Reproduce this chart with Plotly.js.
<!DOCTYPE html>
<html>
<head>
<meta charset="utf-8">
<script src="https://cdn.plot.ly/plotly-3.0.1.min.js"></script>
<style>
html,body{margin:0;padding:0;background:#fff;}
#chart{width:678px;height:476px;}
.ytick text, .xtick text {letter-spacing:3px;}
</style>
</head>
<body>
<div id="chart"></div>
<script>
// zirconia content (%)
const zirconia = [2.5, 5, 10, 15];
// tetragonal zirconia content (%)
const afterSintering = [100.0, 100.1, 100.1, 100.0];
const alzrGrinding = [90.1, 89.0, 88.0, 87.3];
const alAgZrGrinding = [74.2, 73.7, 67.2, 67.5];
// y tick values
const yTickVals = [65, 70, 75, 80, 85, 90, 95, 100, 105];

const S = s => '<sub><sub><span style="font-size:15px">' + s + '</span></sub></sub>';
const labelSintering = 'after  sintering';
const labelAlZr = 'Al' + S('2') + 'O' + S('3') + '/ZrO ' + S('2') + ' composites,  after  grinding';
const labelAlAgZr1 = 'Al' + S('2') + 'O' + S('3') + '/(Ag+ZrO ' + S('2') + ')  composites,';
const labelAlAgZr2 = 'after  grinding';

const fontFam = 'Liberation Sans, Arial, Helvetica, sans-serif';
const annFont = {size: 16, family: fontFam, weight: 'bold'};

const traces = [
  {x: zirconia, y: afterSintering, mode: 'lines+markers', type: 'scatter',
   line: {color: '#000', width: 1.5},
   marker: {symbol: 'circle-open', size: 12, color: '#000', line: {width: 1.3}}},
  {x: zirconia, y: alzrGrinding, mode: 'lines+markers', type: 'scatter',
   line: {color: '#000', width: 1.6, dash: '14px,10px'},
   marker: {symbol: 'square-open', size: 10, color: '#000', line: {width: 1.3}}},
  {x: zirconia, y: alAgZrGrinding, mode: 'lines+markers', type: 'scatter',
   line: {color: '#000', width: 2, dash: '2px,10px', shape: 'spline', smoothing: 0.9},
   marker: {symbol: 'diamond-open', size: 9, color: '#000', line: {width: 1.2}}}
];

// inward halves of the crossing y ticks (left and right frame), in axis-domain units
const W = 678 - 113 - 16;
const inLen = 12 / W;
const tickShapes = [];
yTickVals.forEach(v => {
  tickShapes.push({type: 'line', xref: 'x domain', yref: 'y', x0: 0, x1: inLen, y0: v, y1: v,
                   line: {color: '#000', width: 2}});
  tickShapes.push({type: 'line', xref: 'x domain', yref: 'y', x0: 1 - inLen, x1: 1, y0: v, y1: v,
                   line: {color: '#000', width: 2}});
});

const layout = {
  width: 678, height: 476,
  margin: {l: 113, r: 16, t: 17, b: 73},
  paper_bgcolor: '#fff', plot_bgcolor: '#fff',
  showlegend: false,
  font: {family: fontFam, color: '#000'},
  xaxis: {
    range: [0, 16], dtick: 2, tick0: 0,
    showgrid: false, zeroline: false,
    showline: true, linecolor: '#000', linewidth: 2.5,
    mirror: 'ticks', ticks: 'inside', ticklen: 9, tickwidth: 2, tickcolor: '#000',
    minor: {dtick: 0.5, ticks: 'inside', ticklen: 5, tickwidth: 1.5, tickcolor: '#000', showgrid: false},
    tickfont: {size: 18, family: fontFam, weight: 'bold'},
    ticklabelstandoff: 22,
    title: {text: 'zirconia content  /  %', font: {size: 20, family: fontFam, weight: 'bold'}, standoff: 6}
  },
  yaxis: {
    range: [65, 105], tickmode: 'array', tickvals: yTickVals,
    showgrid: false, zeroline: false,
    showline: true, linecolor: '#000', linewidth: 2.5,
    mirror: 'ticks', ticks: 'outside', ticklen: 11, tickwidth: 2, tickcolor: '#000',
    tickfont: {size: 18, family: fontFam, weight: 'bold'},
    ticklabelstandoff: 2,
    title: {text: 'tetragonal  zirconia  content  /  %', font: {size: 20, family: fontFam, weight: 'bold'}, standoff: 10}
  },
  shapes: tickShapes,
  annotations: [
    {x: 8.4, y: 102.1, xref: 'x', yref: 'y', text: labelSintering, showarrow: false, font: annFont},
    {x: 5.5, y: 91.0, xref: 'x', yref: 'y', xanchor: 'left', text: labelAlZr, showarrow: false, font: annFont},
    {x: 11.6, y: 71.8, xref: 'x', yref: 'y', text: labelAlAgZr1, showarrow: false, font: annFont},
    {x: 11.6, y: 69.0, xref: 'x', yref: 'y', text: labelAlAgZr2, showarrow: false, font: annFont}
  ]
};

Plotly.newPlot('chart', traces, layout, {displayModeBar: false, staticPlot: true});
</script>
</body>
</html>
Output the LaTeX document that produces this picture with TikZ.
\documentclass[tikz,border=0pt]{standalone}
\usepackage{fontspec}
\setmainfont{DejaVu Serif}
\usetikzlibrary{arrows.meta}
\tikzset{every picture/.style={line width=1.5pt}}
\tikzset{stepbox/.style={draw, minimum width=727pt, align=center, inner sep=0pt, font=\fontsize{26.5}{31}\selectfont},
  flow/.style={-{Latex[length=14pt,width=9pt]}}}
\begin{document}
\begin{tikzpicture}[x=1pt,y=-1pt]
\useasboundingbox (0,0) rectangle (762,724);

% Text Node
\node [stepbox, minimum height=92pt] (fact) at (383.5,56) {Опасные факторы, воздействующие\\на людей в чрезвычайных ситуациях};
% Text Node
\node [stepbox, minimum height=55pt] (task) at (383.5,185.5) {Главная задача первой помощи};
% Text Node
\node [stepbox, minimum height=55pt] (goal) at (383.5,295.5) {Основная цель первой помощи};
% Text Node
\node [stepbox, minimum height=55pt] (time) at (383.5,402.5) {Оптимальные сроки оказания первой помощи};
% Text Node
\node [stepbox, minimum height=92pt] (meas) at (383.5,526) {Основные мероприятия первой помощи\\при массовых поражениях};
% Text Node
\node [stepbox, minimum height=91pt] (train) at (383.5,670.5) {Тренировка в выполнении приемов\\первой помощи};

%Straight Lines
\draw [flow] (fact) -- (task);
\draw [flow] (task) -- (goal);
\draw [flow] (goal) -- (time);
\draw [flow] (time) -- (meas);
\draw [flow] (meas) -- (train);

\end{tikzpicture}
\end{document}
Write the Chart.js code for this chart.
□ □ □
JOB: Take the listing above and set it down exactly.

SOLVED EXERCISE:
Reproduce this chart with Plotly.js.
<!DOCTYPE html>
<html>
<head>
<meta charset="utf-8">
<script src="https://cdn.plot.ly/plotly-3.0.1.min.js"></script>
<style>
html,body{margin:0;padding:0;background:#fff;}
#chart{width:678px;height:476px;}
.ytick text, .xtick text {letter-spacing:3px;}
</style>
</head>
<body>
<div id="chart"></div>
<script>
// zirconia content (%)
const zirconia = [2.5, 5, 10, 15];
// tetragonal zirconia content (%)
const afterSintering = [100.0, 100.1, 100.1, 100.0];
const alzrGrinding = [90.1, 89.0, 88.0, 87.3];
const alAgZrGrinding = [74.2, 73.7, 67.2, 67.5];
// y tick values
const yTickVals = [65, 70, 75, 80, 85, 90, 95, 100, 105];

const S = s => '<sub><sub><span style="font-size:15px">' + s + '</span></sub></sub>';
const labelSintering = 'after  sintering';
const labelAlZr = 'Al' + S('2') + 'O' + S('3') + '/ZrO ' + S('2') + ' composites,  after  grinding';
const labelAlAgZr1 = 'Al' + S('2') + 'O' + S('3') + '/(Ag+ZrO ' + S('2') + ')  composites,';
const labelAlAgZr2 = 'after  grinding';

const fontFam = 'Liberation Sans, Arial, Helvetica, sans-serif';
const annFont = {size: 16, family: fontFam, weight: 'bold'};

const traces = [
  {x: zirconia, y: afterSintering, mode: 'lines+markers', type: 'scatter',
   line: {color: '#000', width: 1.5},
   marker: {symbol: 'circle-open', size: 12, color: '#000', line: {width: 1.3}}},
  {x: zirconia, y: alzrGrinding, mode: 'lines+markers', type: 'scatter',
   line: {color: '#000', width: 1.6, dash: '14px,10px'},
   marker: {symbol: 'square-open', size: 10, color: '#000', line: {width: 1.3}}},
  {x: zirconia, y: alAgZrGrinding, mode: 'lines+markers', type: 'scatter',
   line: {color: '#000', width: 2, dash: '2px,10px', shape: 'spline', smoothing: 0.9},
   marker: {symbol: 'diamond-open', size: 9, color: '#000', line: {width: 1.2}}}
];

// inward halves of the crossing y ticks (left and right frame), in axis-domain units
const W = 678 - 113 - 16;
const inLen = 12 / W;
const tickShapes = [];
yTickVals.forEach(v => {
  tickShapes.push({type: 'line', xref: 'x domain', yref: 'y', x0: 0, x1: inLen, y0: v, y1: v,
                   line: {color: '#000', width: 2}});
  tickShapes.push({type: 'line', xref: 'x domain', yref: 'y', x0: 1 - inLen, x1: 1, y0: v, y1: v,
                   line: {color: '#000', width: 2}});
});

const layout = {
  width: 678, height: 476,
  margin: {l: 113, r: 16, t: 17, b: 73},
  paper_bgcolor: '#fff', plot_bgcolor: '#fff',
  showlegend: false,
  font: {family: fontFam, color: '#000'},
  xaxis: {
    range: [0, 16], dtick: 2, tick0: 0,
    showgrid: false, zeroline: false,
    showline: true, linecolor: '#000', linewidth: 2.5,
    mirror: 'ticks', ticks: 'inside', ticklen: 9, tickwidth: 2, tickcolor: '#000',
    minor: {dtick: 0.5, ticks: 'inside', ticklen: 5, tickwidth: 1.5, tickcolor: '#000', showgrid: false},
    tickfont: {size: 18, family: fontFam, weight: 'bold'},
    ticklabelstandoff: 22,
    title: {text: 'zirconia content  /  %', font: {size: 20, family: fontFam, weight: 'bold'}, standoff: 6}
  },
  yaxis: {
    range: [65, 105], tickmode: 'array', tickvals: yTickVals,
    showgrid: false, zeroline: false,
    showline: true, linecolor: '#000', linewidth: 2.5,
    mirror: 'ticks', ticks: 'outside', ticklen: 11, tickwidth: 2, tickcolor: '#000',
    tickfont: {size: 18, family: fontFam, weight: 'bold'},
    ticklabelstandoff: 2,
    title: {text: 'tetragonal  zirconia  content  /  %', font: {size: 20, family: fontFam, weight: 'bold'}, standoff: 10}
  },
  shapes: tickShapes,
  annotations: [
    {x: 8.4, y: 102.1, xref: 'x', yref: 'y', text: labelSintering, showarrow: false, font: annFont},
    {x: 5.5, y: 91.0, xref: 'x', yref: 'y', xanchor: 'left', text: labelAlZr, showarrow: false, font: annFont},
    {x: 11.6, y: 71.8, xref: 'x', yref: 'y', text: labelAlAgZr1, showarrow: false, font: annFont},
    {x: 11.6, y: 69.0, xref: 'x', yref: 'y', text: labelAlAgZr2, showarrow: false, font: annFont}
  ]
};

Plotly.newPlot('chart', traces, layout, {displayModeBar: false, staticPlot: true});
</script>
</body>
</html>
Output the LaTeX document that produces this picture with TikZ.
\documentclass[tikz,border=0pt]{standalone}
\usepackage{fontspec}
\setmainfont{DejaVu Serif}
\usetikzlibrary{arrows.meta}
\tikzset{every picture/.style={line width=1.5pt}}
\tikzset{stepbox/.style={draw, minimum width=727pt, align=center, inner sep=0pt, font=\fontsize{26.5}{31}\selectfont},
  flow/.style={-{Latex[length=14pt,width=9pt]}}}
\begin{document}
\begin{tikzpicture}[x=1pt,y=-1pt]
\useasboundingbox (0,0) rectangle (762,724);

% Text Node
\node [stepbox, minimum height=92pt] (fact) at (383.5,56) {Опасные факторы, воздействующие\\на людей в чрезвычайных ситуациях};
% Text Node
\node [stepbox, minimum height=55pt] (task) at (383.5,185.5) {Главная задача первой помощи};
% Text Node
\node [stepbox, minimum height=55pt] (goal) at (383.5,295.5) {Основная цель первой помощи};
% Text Node
\node [stepbox, minimum height=55pt] (time) at (383.5,402.5) {Оптимальные сроки оказания первой помощи};
% Text Node
\node [stepbox, minimum height=92pt] (meas) at (383.5,526) {Основные мероприятия первой помощи\\при массовых поражениях};
% Text Node
\node [stepbox, minimum height=91pt] (train) at (383.5,670.5) {Тренировка в выполнении приемов\\первой помощи};

%Straight Lines
\draw [flow] (fact) -- (task);
\draw [flow] (task) -- (goal);
\draw [flow] (goal) -- (time);
\draw [flow] (time) -- (meas);
\draw [flow] (meas) -- (train);

\end{tikzpicture}
\end{document}
Write the Chart.js code for this chart.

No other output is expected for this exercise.